A Senate panel investigating alleged Russian interference in the US election has vowed a thorough inquiry.
The pledge comes as a similar inquiry in the House remains mired in acrimony.
The Senate hearing began on March 30. President Donald Trump’s son-in-law, Jared Kushner, is set to appear next week.
In the hearing’s opening remarks chairman Republican Richard Burr said “we are all targets of a sophisticated and capable adversary”.
Ranking Democrat Mark Warner said “Russia sought to hijack our democratic process” by employing a disinformation campaign on social media, which he describes as “Russian propaganda on steroids”.
Mark Warner said March 30 session would examine how Russia may have used technology to spread disinformation in the US, including the possible generation of fake news for voters in key states, such as Wisconsin, Michigan and Pennsylvania.
“We are in a whole new realm around cyber that provides opportunity for huge, huge threats to our basic democracy,” he said.
“You are seeing it right now.”
Former NSA director Keith Alexander will be one of those testifying on March 30.

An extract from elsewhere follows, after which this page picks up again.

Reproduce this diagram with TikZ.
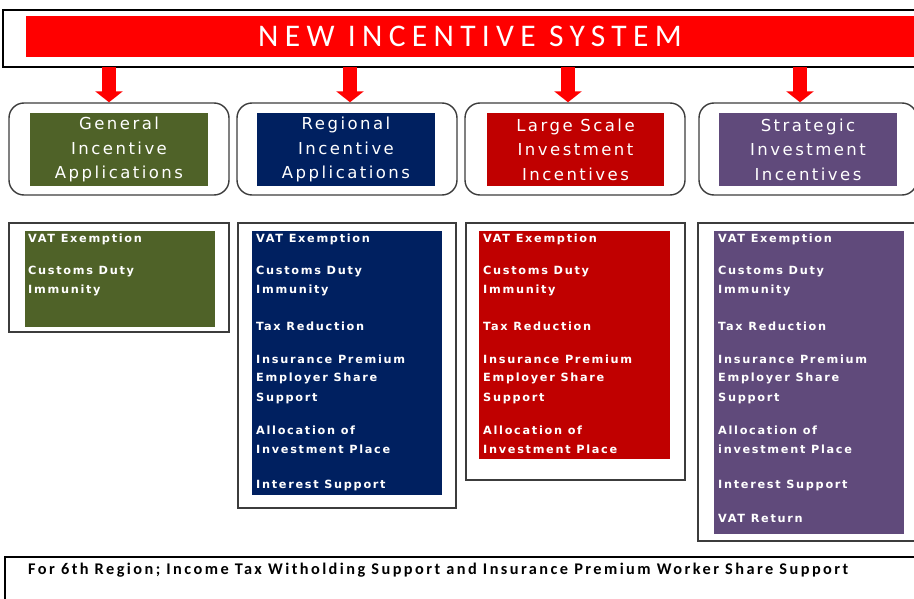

Jared Kushner, who is married to President Trump’s daughter, Ivanka, volunteered to speak to the Senate Intelligence Committee, the White House has said, and is scheduled to appear next week.
Committee chairman Richard Burr said the panel would not shy away from the truth.
“This investigation’s scope will go wherever the intelligence leads,” he said.
When asked if he had seen any links between Donald Trump and Russian interference, he said: “We know that our challenge is to answer that question for the American people.”
Richard Burr said that there had been “conversations” about interviewing Michael Flynn – who was sacked by President Trump as national security adviser for misleading the vice-president over his contacts with the Russian ambassador – but his appearance is not confirmed.
The Trump presidency has been unable to shake off allegations that members of its team colluded with Russian officials during the election campaign. The president has regularly dismissed the claims as “fake news” and Russia has also ridiculed the allegations.
President Vladimir Putin did so again on March 30 at an Arctic forum, describing them as “nonsense”.
Richard Burr was a security adviser to the Trump campaign but insists he remains objective.
The House Intelligence Committee’s inquiry into the matter has been beset by partisan disputes.
Ranking Democrat Adam Schiff has insisted panel chairman Devin Nunes remove himself, after accusing him of colluding with the White House.
Last week, Devin Nunes went straight to the White House after hearing allegations about surveillance of Donald Trump’s team, rather than sharing them with Democrat colleagues on the panel.
Devin Nunes later apologized but insists he remains an objective chairman and will not step down.
As well as the two houses of Congress, the FBI is also conducting an investigation into the matter.